I kept getting the song and dance about how the job "cost me money" and I'll pay you in a couple months.... It cost him money, so as soon as the jobs done, he goes and buys a Hummer?

He wouldn't answer phone calls, texts or emails, soooo, I drive to Irving to his office, not once, but 3 times.... everytime with a promise that they have a check comming in, and he'll get me some money by the end of the week.

One of his employees had called me and made a proposal to me: We have another job comming up in Arlington (church) and if you want to bid on it, (well call him Joe) Joe said that he has enough profit in the job, that he will give you a mobilization check, for the money he owes you, as soon as we start the job.

Fine and dandy with me! So I sign another contract with him, as he had added the money owed, on the estimate that I had sent him, OK.

So months go by and this new job has not started. I go to his office again, and I get the sob story that he didn't get the job.

Months go by again, and we've had enough. We take him to small claims court. As we have a witness, the employee that called me, is with us in court. This guy doesn't show up, so we win the suit. The judge informs us that he has 10 days to file an appeal, and if he doesn't file one, that in 30 days, we can file a Writ of Execution, and the constable will go and collect the money for us.
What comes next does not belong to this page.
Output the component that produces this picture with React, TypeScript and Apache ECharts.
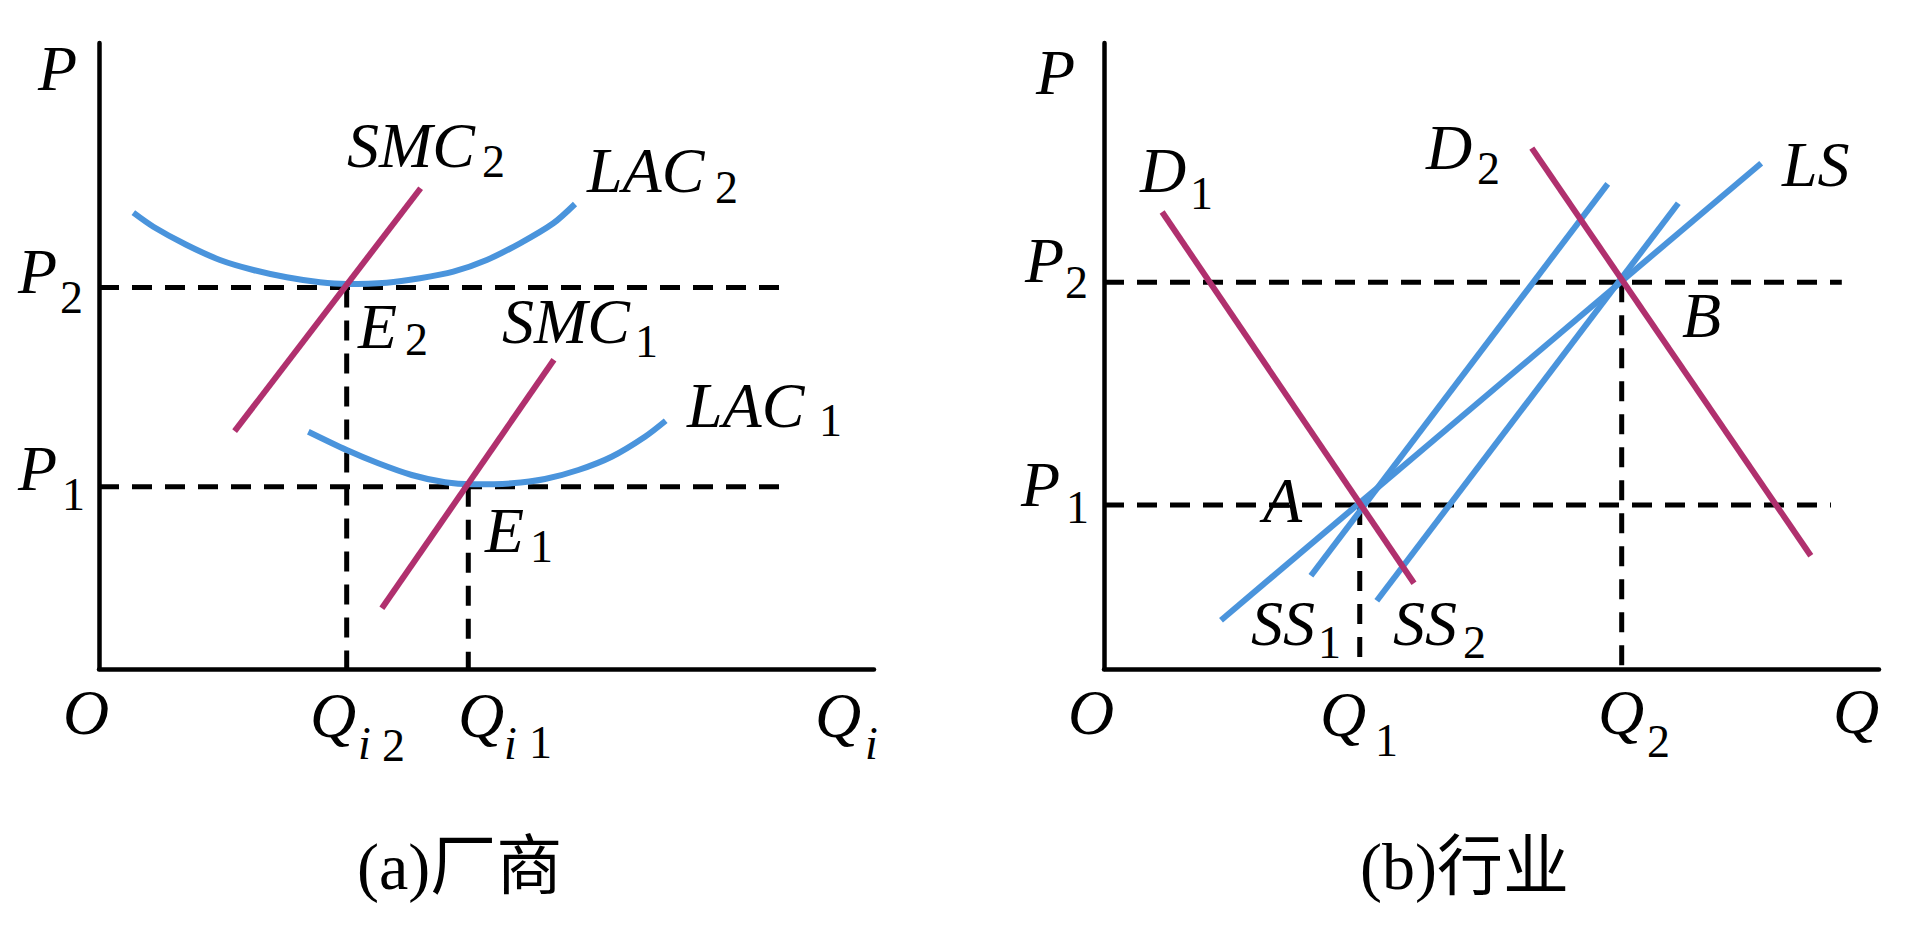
import React, { useEffect, useRef } from "react";
import * as echarts from "echarts";

const BLUE = "#4A94DC";
const MAGENTA = "#B0306E";

// ---------- panel (a) firm ----------
const firmLAC2: [number, number][] = [
  [4.43, 72.89], [7.01, 70.65], [11.32, 67.73], [15.61, 65.34], [19.91, 63.74], [24.22, 62.57],
  [28.52, 61.77], [31.96, 61.5], [37.12, 61.71], [41.42, 62.41], [45.72, 63.47], [50.03, 65.34],
  [54.32, 68.0], [58.62, 71.2], [61.42, 74.28],
];
const firmLAC1: [number, number][] = [
  [27.01, 37.91], [31.96, 34.98], [36.04, 32.86], [40.35, 30.99], [44.65, 29.82], [48.09, 29.5],
  [53.25, 29.66], [57.55, 30.35], [61.85, 31.79], [66.15, 33.91], [70.45, 37.11], [73.12, 39.66],
];
const firmSMC2: [number, number][] = [[17.5, 38.0], [41.5, 76.8]];
const firmSMC1: [number, number][] = [[36.5, 9.7], [58.7, 49.4]];
const firmPrices = [60.93, 29.12]; // P2, P1
const firmQuantities = [31.96, 47.65]; // Qi2, Qi1
const firmGuideEnds = [87.9, 87.9];

// ---------- panel (b) industry ----------
const indD1: [number, number][] = [[7.5, 73.0], [40.0, 13.7]];
const indD2: [number, number][] = [[55.2, 83.2], [91.2, 18.1]];
const indLS: [number, number][] = [[15.1, 7.8], [84.8, 80.8]];
const indSS1: [number, number][] = [[26.7, 14.9], [65.0, 77.5]];
const indSS2: [number, number][] = [[35.2, 10.9], [74.1, 74.4]];
const indPrices = [61.8, 26.2]; // P2, P1
const indQuantities = [66.8, 33.0]; // Q2, Q1
const indGuideEnds = [95.2, 93.8];

const SERIF = '"Liberation Serif", "Times New Roman", serif';
const TITLE_FAMILY = '"Liberation Serif", "Noto Sans CJK SC", serif';

function txt(text: string, x: number, y: number, size: number, italic: boolean, family = SERIF) {
  return {
    type: "text",
    x,
    y,
    silent: true,
    style: {
      text,
      fontSize: size,
      fontStyle: italic ? "italic" : "normal",
      fontFamily: family,
      fill: "#000",
      textAlign: "left",
      textVerticalAlign: "middle",
      align: "left",
      verticalAlign: "middle",
    },
  };
}
const lab = (t: string, x: number, y: number) => txt(t, x, y, 64, true);
const sub = (t: string, x: number, y: number) => txt(t, x, y, 46, false);
const subI = (t: string, x: number, y: number) => txt(t, x, y, 46, true);
const title = (t: string, x: number, y: number) => txt(t, x, y, 66, false, TITLE_FAMILY);

function line(data: [number, number][], idx: number, color: string, width: number, dashed = false, smooth: number | boolean = false) {
  return {
    type: "line",
    xAxisIndex: idx,
    yAxisIndex: idx,
    data,
    symbol: "none",
    smooth,
    clip: false,
    silent: true,
    lineStyle: dashed
      ? { color: "#000", width: 5, type: [20, 13] }
      : { color, width },
    z: dashed ? 1 : color === MAGENTA ? 3 : 2,
  };
}

function axis(idx: number) {
  return {
    gridIndex: idx,
    type: "value",
    min: 0,
    max: 100,
    axisLine: { show: true, onZero: false, lineStyle: { color: "#000", width: 4.5 } },
    axisTick: { show: false },
    axisLabel: { show: false },
    splitLine: { show: false },
  };
}

export default function App() {
  const ref = useRef<HTMLDivElement>(null);
  useEffect(() => {
    const chart = echarts.init(ref.current!, null, { renderer: "svg" });
    const series: any[] = [];
    firmPrices.forEach((p, i) => {
      series.push(line([[0, p], [firmGuideEnds[i], p]], 0, "#000", 5, true));
      series.push(line([[firmQuantities[i], p], [firmQuantities[i], 0]], 0, "#000", 5, true));
    });
    series.push(line(firmLAC2, 0, BLUE, 6, false, 0.3));
    series.push(line(firmLAC1, 0, BLUE, 6, false, 0.3));
    series.push(line(firmSMC2, 0, MAGENTA, 6));
    series.push(line(firmSMC1, 0, MAGENTA, 6));
    indPrices.forEach((p, i) => {
      series.push(line([[0, p], [indGuideEnds[i], p]], 1, "#000", 5, true));
      series.push(line([[indQuantities[i], p], [indQuantities[i], 0]], 1, "#000", 5, true));
    });
    series.push(line(indLS, 1, BLUE, 6));
    series.push(line(indSS1, 1, BLUE, 6));
    series.push(line(indSS2, 1, BLUE, 6));
    series.push(line(indD1, 1, MAGENTA, 6));
    series.push(line(indD2, 1, MAGENTA, 6));

    const graphics: any[] = [
      // panel a
      lab("P", 38, 68),
      lab("P", 18, 271), sub("2", 60, 297),
      lab("P", 18, 468), sub("1", 62, 494),
      lab("SMC", 347, 145), sub("2", 482, 161),
      lab("LAC", 587, 170), sub("2", 715, 187),
      lab("E", 358, 326), sub("2", 405, 339),
      lab("SMC", 502, 321), sub("1", 635, 341),
      lab("LAC", 687, 405), sub("1", 819, 420),
      lab("E", 485, 530), sub("1", 530, 546),
      lab("O", 63, 712),
      lab("Q", 310, 715), subI("i", 358, 743), sub("2", 382, 745),
      lab("Q", 458, 715), subI("i", 504, 743), sub("1", 529, 742),
      lab("Q", 815, 715), subI("i", 865, 743),
      title("(a)厂商", 357, 866),
      // panel b
      lab("P", 1036, 72),
      lab("P", 1025, 260), sub("2", 1065, 282),
      lab("P", 1021, 484), sub("1", 1066, 507),
      lab("D", 1140, 170), sub("1", 1190, 193),
      lab("D", 1426, 147), sub("2", 1477, 168),
      lab("LS", 1782, 164),
      lab("B", 1682, 315),
      lab("A", 1263, 500),
      lab("SS", 1251, 623), sub("1", 1318, 642),
      lab("SS", 1393, 623), sub("2", 1463, 642),
      lab("O", 1068, 712),
      lab("Q", 1320, 714), sub("1", 1375, 740),
      lab("Q", 1598, 712), sub("2", 1647, 741),
      lab("Q", 1833, 711),
      title("(b)行业", 1360, 866),
    ];

    chart.setOption({
      animation: false,
      backgroundColor: "#fff",
      grid: [
        { left: 99, top: 43, width: 775, height: 626 },
        { left: 1104, top: 43, width: 775, height: 626 },
      ],
      xAxis: [axis(0), axis(1)],
      yAxis: [axis(0), axis(1)],
      series,
      graphic: graphics,
    });
    return () => chart.dispose();
  }, []);
  return (
    <div
      ref={ref}
      style={{ position: "fixed", left: 0, top: 0, width: 1926, height: 945, background: "#fff" }}
    />
  );
}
Well, 6 weeks go by, so I call the constables office. I find out that this guy's attorney, has filed a Writ of Cirtiorary, which means, that he's filed an appeal to a higher court.

I have talked to a few attorneys, and they want anywhere from $3500 to $5000 to take on the case. I just don't have that kind of money... the GC's got it. I had gone to another attorney Tuesday, and he said that we could sue him for breach of contract on the job that we never started, but he's the one that wants the 5k...

What do y'all think? Should we do it on our own? I need some feedback please.....


----------



## Cotton06 (Jul 9, 2011)

Yes I have been caught up in a similar situation and I have to say there is no easy way out. I'm doing some research on how to prevent this from happening. I had a Judge tell me to never sign a waiver until the payment was made. Which we all no is hard to do because the banks wont release the money until they have the waiver. Do you know the name and address of the bank?


----------



## Txmasterplumber (Oct 2, 2010)

Cotton06 said:


> Yes I have been caught up in a similar situation and I have to say there is no easy way out. I'm doing some research on how to prevent this from happening. I had a Judge tell me to never sign a waiver until the payment was made. Which we all no is hard to do because the banks wont release the money until they have the waiver. Do you know the name and address of the bank?


I can get it. I have done other work for the owner of the building.


----------



## plbgbiz (Aug 27, 2010)

Tex,

What you need to use is a "conditional" waver wherein the condition is the receipt of a SPECIFIC sum of money. Then provide the "unconditional" version after the check clears. Make the waver an identified part of your contract. If that format is not allowed then no dice. 

PM your email and I will send you a copy of the one I use. 

You likely have a winable case in court though because the execution of any waver conveys the idea that you have been compensated. DO NOT DO THIS WITHOUT AN ATTORNEY.


----------



## OldSchool (Jan 30, 2010)

That dirty bugger !!!!

How much does this clown owe you ?

Here we have to provide the bank and gc with a statutory declaration stating that material has been paid before they release a check

Clearly this GC has committed fraud. 

I would have to see what it says in the release that you signed. Does it say you were paid in full and that you release the GC and any other of financial debt or obligations?

If you did sign some thing like that then you are S.H.I.T. out of luck

I guess your relation ship with this GC is over now that it all went legal. To bad because there is other ways to get your money from a scum bag like this. 

I would hire a lawyer. To review your case. 

Get his opinion on the release you signed. 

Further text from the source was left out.